The Great Idle at Impakt – Report

On the 31st of May, the warm spring evening in Utrecht welcomed visitors in Impakt, entering a dream-like world matching the lilac sky outside. In the events hall, we enter a dark room scattered with pillows and bean bags, facing a projected screen with the title of the interactive performance-game. “The Great Idle” is a mixed-reality performance by artist Benjamin Pompe that blends live performance with real-time interactive simulation. Visitors could choose whether to experience it online or onsite at Impakt, while traveling to a virtual desert island. We were invited to go to a website through our phones, which asked us to fill in our name, asked where we were located, and told us to await further instructions.

Choosing the character's fate on our phones. Photo credit: Impakt

Choosing the character’s fate on our phones. Photo credit: Impakt

A performer with a motion detection suit stands in front of us and the screen. Once the technicals are in place, we see our performer’s digital twin land on a small piece of land, with dreamy 3D-rendered sand, trees, and a huge sun behind. Our phones ask us questions about the character, the performer reacts, and their movements are mirrored on the screen. They are mostly about surviving, existing, being, on the island – which hats or boots to wear, how is the weather, what kind of berries are ok to eat, how to fish. Each of our decisions is voted on and weighed in, the character will do what we say — I wondered how many paths existed, I remembered the Black Mirror interactive film or the experiences we did with the Hybrid Publishing group in Twine. As the night falls on the island, we enter more of a trippy, hallucinogenic scenario (a mixture of the berries and dreaming?), until we decide it is time to leave the island, the idle time was over.

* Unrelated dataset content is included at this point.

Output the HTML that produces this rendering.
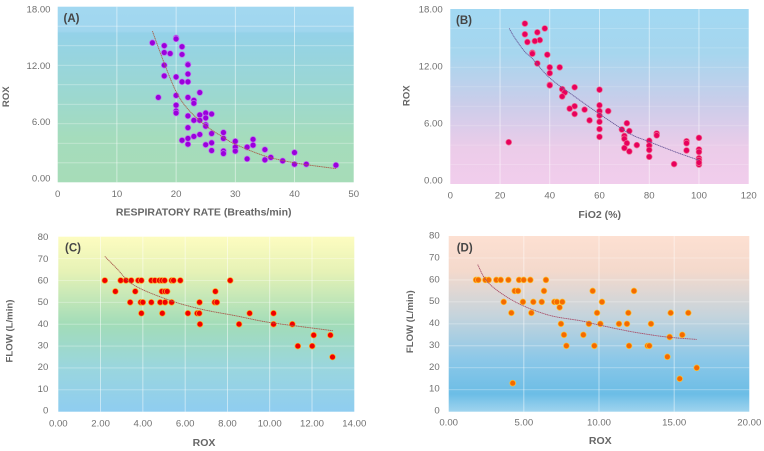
<!DOCTYPE html>
<html>
<head>
<meta charset="utf-8">
<title>ROX scatter charts</title>
<style>
html,body{margin:0;padding:0;background:#fff;width:764px;height:451px;overflow:hidden}
svg{display:block;font-family:"Liberation Sans",sans-serif;filter:blur(0.35px)}
</style>
</head>
<body>
<svg id="chart" xmlns="http://www.w3.org/2000/svg" width="764" height="451" viewBox="0 0 764 451">
<defs>
<linearGradient id="bgA" x1="0" y1="0" x2="0" y2="1">
<stop offset="0" stop-color="#a2d8f1"/><stop offset="0.14" stop-color="#a0d6ee"/><stop offset="0.15" stop-color="#94d2e8"/><stop offset="0.5" stop-color="#9cd8d0"/><stop offset="0.75" stop-color="#a5dcbc"/><stop offset="1" stop-color="#a6dcb8"/>
</linearGradient>
<linearGradient id="bgB" x1="0" y1="0" x2="0" y2="1">
<stop offset="0" stop-color="#a2d8f2"/><stop offset="0.25" stop-color="#a6d6ee"/><stop offset="0.55" stop-color="#cccdea"/><stop offset="0.8" stop-color="#eccce9"/><stop offset="1" stop-color="#f1cdec"/>
</linearGradient>
<linearGradient id="bgC" x1="0" y1="0" x2="0" y2="1">
<stop offset="0" stop-color="#fdfcc0"/><stop offset="0.2" stop-color="#e6f2b6"/><stop offset="0.5" stop-color="#a2dcb8"/><stop offset="0.75" stop-color="#9ad6de"/><stop offset="1" stop-color="#8fcdf0"/>
</linearGradient>
<linearGradient id="bgD" x1="0" y1="0" x2="0" y2="1">
<stop offset="0" stop-color="#fde0d2"/><stop offset="0.2" stop-color="#f4d9cc"/><stop offset="0.45" stop-color="#c6d4dc"/><stop offset="0.7" stop-color="#8cc8e8"/><stop offset="0.9" stop-color="#6cbde6"/><stop offset="1" stop-color="#a0d4ee"/>
</linearGradient>
</defs>
</svg>
<script>
// Panel A
var aX = [16,20,20,18,21,18,19,21,22,22,18,18,20,22,21,22,24,17,20,22,23,23,20,20,20,22,24,25,26,25,23,24,25,25,22,26,28,28,24,23,22,21,22,25,26,30,33,33,30,32,35,26,28,28,30,40,32,35,36,38,40,42,47];
var aY = [14.3,14.8,14.7,14,13.9,13.3,13.2,13.1,12.1,12.05,12,10.9,10.8,11.1,10.3,10.3,9.2,8.7,8.9,8.7,8.4,8.1,7.9,7.3,7.1,6.8,6.9,7.1,7,6.6,6.35,6.35,5.9,5.75,5.6,5,5.1,4.5,4.9,4.7,4.5,4.3,3.9,3.85,4.05,4.2,4.4,3.8,3.6,3.6,3.35,3.25,3.2,2.95,3.2,3.05,2.4,2.3,2.55,2.2,1.85,1.85,1.75];
var aTrendX = [16,18,20,22,25,28,30,35,40,47];
var aTrendY = [15.5,12.2,9.3,7.5,5.8,4.6,3.9,2.7,2,1.4];
var aXTicks = [0,10,20,30,40,50];
var aYTicks = ["0.00","6.00","12.00","18.00"];
var aYGrid = [2,4,6,8,10,12,14,16];

// Panel B
var bX = [23.5,30,30,38,35,36,34,31,33,33,39,35,40,44,40,40,40,45,50,46,45,60,60,50,48,54,60,63.5,50,60,56,60,71,60,69,72,83,83,70,70,60,80,95,95,100,71,75,80,70,80,95,72,100,100,80,100,100,90,100,100];
var bY = [4.3,16.5,15.4,16,15.6,14.8,14.7,14.6,13.5,13.4,13.3,12.4,12,12,11.4,10.2,10.15,9.75,9.95,9.4,9,9.7,8.1,8,7.75,7.65,7.5,7.5,7.2,7.05,6.55,6.4,6.25,5.65,5.6,5.45,5.2,5,4.95,4.65,4.85,4.45,4.4,4.2,4.75,4.2,4,3.95,3.7,3.5,3.45,3.35,3.55,3.3,2.8,2.65,2.45,2.05,2,2.2];
var bTrendX = [23.7,26,30,33,40,50,60,72,80,90.5,100];
var bTrendY = [16,15,13.6,12.9,10.9,9,7.2,5.2,4.35,3.3,2.45];
var bXTicks = [0,20,40,60,80,100,120];
var bYTicks = ["0.00","6.00","12.00","18.00"];
var bYGrid = [2,4,6,8,10,12,14,16];

// Panel C
var cX = [2.2,2.95,3.2,3.45,3.78,3.93,4.4,4.57,4.78,4.9,5.03,5.36,5.45,5.77,8.13,2.7,3.64,4.9,5.05,5.15,7.43,3.4,3.9,4,4.4,4.82,5.05,5.36,6.68,7.4,7.5,3.93,4.92,6.13,6.57,6.67,9.05,10.18,6.7,8.55,10.18,11.07,12.08,12.87,11.33,12.01,12.97];
var cY = [60,60,60,60,60,60,60,60,60,60,60,60,60,60,60,55,55,55,55,55,55,50,50,50,50,50,50,50,50,50,50,45,45,45,45,45,45,45,40,40,40,40,35,35,30,30,25];
var cTrendX = [2.2,2.76,3.55,5.1,6.7,8.3,9.85,11.4,13];
var cTrendY = [71,65.5,58,51.5,47,44,41,39,37];
var cXTicks = ["0.00","2.00","4.00","6.00","8.00","10.00","12.00","14.00"];
var cYTicks = [0,10,20,30,40,50,60,70,80];
var cYGrid = [10,20,30,40,50,60,70];

// Panel D
var dX = [1.82,1.97,2.44,2.66,3.17,3.46,3.97,4.68,4.99,5.43,6.47,4.39,4.61,6.34,9.58,12.33,3.66,4.94,5.63,6.19,7.03,7.2,7.56,10.2,7.38,4.17,5.5,9.87,11.95,14.77,15.94,7.47,9.33,10.09,11.33,11.86,13.46,7.67,8.96,15.54,14.7,7.83,9.69,12,13.24,13.35,14.55,16.5,15.37,4.26];
var dY = [60,60,60,60,60,60,60,60,60,60,60,55,55,55,55,55,50,50,50,50,50,50,50,50,47.5,45,45,45,45,45,45,40,40,40,40,40,40,35,35,35,34,30,30,30,30,30,25,20,15,13];
var dTrendX = [1.93,2.66,4.43,6.65,8.87,9.98,12.2,14.4,16.5];
var dTrendY = [67,58.5,50,44,41.3,39.5,36.4,34.1,32.9];
var dXTicks = ["0.00","5.00","10.00","15.00","20.00"];
var dYTicks = [0,10,20,30,40,50,60,70,80];
var dYGrid = [10,20,30,40,50,60,70];

var svg = document.getElementById('chart');
var NS = 'http://www.w3.org/2000/svg';

function make(tag, attrs, parent) {
  var el = document.createElementNS(NS, tag);
  for (var k in attrs) el.setAttribute(k, attrs[k]);
  parent.appendChild(el);
  return el;
}

function smoothPath(px, py) {
  var d = 'M' + px[0].toFixed(1) + ' ' + py[0].toFixed(1);
  for (var i = 0; i < px.length - 1; i++) {
    var a = Math.max(i - 1, 0), b = Math.min(i + 2, px.length - 1);
    var c1x = px[i] + (px[i + 1] - px[a]) / 6, c1y = py[i] + (py[i + 1] - py[a]) / 6;
    var c2x = px[i + 1] - (px[b] - px[i]) / 6, c2y = py[i + 1] - (py[b] - py[i]) / 6;
    d += 'C' + c1x.toFixed(1) + ' ' + c1y.toFixed(1) + ' ' + c2x.toFixed(1) + ' ' + c2y.toFixed(1) + ' ' + px[i + 1].toFixed(1) + ' ' + py[i + 1].toFixed(1);
  }
  return d;
}

function drawPanel(p) {
  var g = make('g', {}, svg);
  
  

  var w = p.x1 - p.x0, h = p.y1 - p.y0;
  function sx(v) { return p.x0 + (v - p.xMin) / (p.xMax - p.xMin) * w; }
  function sy(v) { return p.y1 - v / p.yMax * h; }
  function labelY(v) { return p.labTop + (p.labBot - p.labTop) * (1 - v / p.yMax); }

  var bg = make('rect', {x: p.x0, y: p.y0, width: w, height: h, fill: 'url(#bg' + p.id + ')'}, g);
  
  

  p.yGrid.forEach(function (v) {
    var gl = make('line', {x1: p.x0, x2: p.x1, y1: sy(v), y2: sy(v), stroke: '#fff', 'stroke-opacity': p.gridOp, 'stroke-width': 0.8}, g);
    
    
  });

  p.xTicks.forEach(function (t) {
    var v = parseFloat(t);
    if (v > p.xMin && v < p.xMax) {
      var gl = make('line', {x1: sx(v), x2: sx(v), y1: p.y0, y2: p.y1, stroke: '#fff', 'stroke-opacity': 0.6, 'stroke-width': 0.8}, g);
      
      
    }
    var tx = make('text', {x: sx(v), y: p.xLabY, 'text-anchor': 'middle', 'font-size': 9.6, fill: '#707070', 'dominant-baseline': 'central'}, g);
    
    
    tx.textContent = t;
  });

  p.yTicks.forEach(function (t) {
    var v = parseFloat(t);
    var tx = make('text', {x: p.yLabX, y: labelY(v), 'text-anchor': 'end', 'font-size': 9.6, fill: '#707070', 'dominant-baseline': 'central'}, g);
    
    
    tx.textContent = t;
  });

  p.xs.forEach(function (v, i) {
    var c = make('circle', {cx: sx(v), cy: sy(p.ys[i]), r: 2.9, fill: p.dot, stroke: p.ring, 'stroke-width': 0.7}, g);
    
    
  });

  var tl = make('path', {d: smoothPath(p.tx.map(sx), p.ty.map(sy)), fill: 'none', stroke: p.trend, 'stroke-width': 0.9, 'stroke-dasharray': '1.3 0.5', 'stroke-linejoin': 'round'}, g);
  
  

  var lab = make('text', {x: p.labX, y: p.labBase, 'font-size': 11.5, 'font-weight': 'bold', fill: '#454545'}, g);
  
  
  lab.textContent = '(' + p.id + ')';

  var xt = make('text', {x: p.xTitleX, y: p.xTitleY, 'text-anchor': 'middle', 'font-size': 10.5, 'font-weight': 'bold', fill: '#666', 'dominant-baseline': 'central'}, g);
  
  
  xt.textContent = p.xTitle;

  var yt = make('text', {x: p.yTitleX, y: p.yTitleY, 'text-anchor': 'middle', 'font-size': 9.6, 'font-weight': 'bold', fill: '#666', 'dominant-baseline': 'central', transform: 'rotate(-90 ' + p.yTitleX + ' ' + p.yTitleY + ')'}, g);
  
  
  yt.textContent = p.yTitle;
}

drawPanel({id: 'A', x0: 57.7, x1: 353.7, y0: 6.7, y1: 182.3, xMin: 0, xMax: 50, yMax: 18,
  xs: aX, ys: aY, tx: aTrendX, ty: aTrendY, xTicks: aXTicks, yTicks: aYTicks, yGrid: aYGrid, gridOp: 0.4,
  labTop: 10, labBot: 179, yLabX: 50.5, xLabY: 194.7, dot: '#9a00dc', ring: '#c070f0', trend: '#a8604c',
  labX: 63.5, labBase: 22, xTitle: 'RESPIRATORY RATE (Breaths/min)', xTitleX: 203.7, xTitleY: 212.7,
  yTitle: 'ROX', yTitleX: 6.7, yTitleY: 96.7});

drawPanel({id: 'B', x0: 450.3, x1: 748.7, y0: 9, y1: 184, xMin: 0, xMax: 120, yMax: 18,
  xs: bX, ys: bY, tx: bTrendX, ty: bTrendY, xTicks: bXTicks, yTicks: bYTicks, yGrid: bYGrid, gridOp: 0.2,
  labTop: 10, labBot: 181, yLabX: 442.7, xLabY: 196, dot: '#e8005c', ring: '#f06a90', trend: '#6a5a9a',
  labX: 456, labBase: 24, xTitle: 'FiO2 (%)', xTitleX: 599.7, xTitleY: 215,
  yTitle: 'ROX', yTitleX: 407, yTitleY: 95.7});

drawPanel({id: 'C', x0: 58.3, x1: 354.3, y0: 236.7, y1: 411.7, xMin: 0, xMax: 14, yMax: 80,
  xs: cX, ys: cY, tx: cTrendX, ty: cTrendY, xTicks: cXTicks, yTicks: cYTicks, yGrid: cYGrid, gridOp: 0.35,
  labTop: 237.7, labBot: 411, yLabX: 48.3, xLabY: 424, dot: '#f00000', ring: '#ffa820', trend: '#a85a4c',
  labX: 65, labBase: 251.7, xTitle: 'ROX', xTitleX: 204, xTitleY: 443,
  yTitle: 'FLOW (L/min)', yTitleX: 10, yTitleY: 331});

drawPanel({id: 'D', x0: 448.7, x1: 749.3, y0: 236, y1: 411.7, xMin: 0, xMax: 20, yMax: 80,
  xs: dX, ys: dY, tx: dTrendX, ty: dTrendY, xTicks: dXTicks, yTicks: dYTicks, yGrid: dYGrid, gridOp: 0.4,
  labTop: 236, labBot: 411, yLabX: 439.7, xLabY: 423, dot: '#f56a00', ring: '#ffc030', trend: '#a8506a',
  labX: 456.7, labBase: 251.7, xTitle: 'ROX', xTitleX: 600.3, xTitleY: 441,
  yTitle: 'FLOW (L/min)', yTitleX: 410.7, yTitleY: 321.7});
</script>
</body>
</html>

Hybrid performer awaits the audience's votes. Photo credit: Impakt

Hybrid performer awaits the audience’s votes. Photo credit: Impakt

Idle, idyllic, hybrid: in a dark room, we connected with the character, on the screen and physically, with our phones, and each other there as we rooted for whatever decision we wanted to see happen. I found myself torn between wanting mistakes to happen, chaos, playfully wandering through the wrong paths as we often don’t let ourselves do in real life; and making the right, correct, predictable decisions that are safe and sensible, the sun to shine again. Pope’s immersive experience is one that is accessible, yet not simplistic: at the end, a stream of text contemplates idleness as the island disappears away in the orange horizon. What do we decide to do with our free time? And how does idleness look, sound, feel? This is a performance-game best experienced in a group, fostering that type of intimacy you have when you can just do nothing with someone else.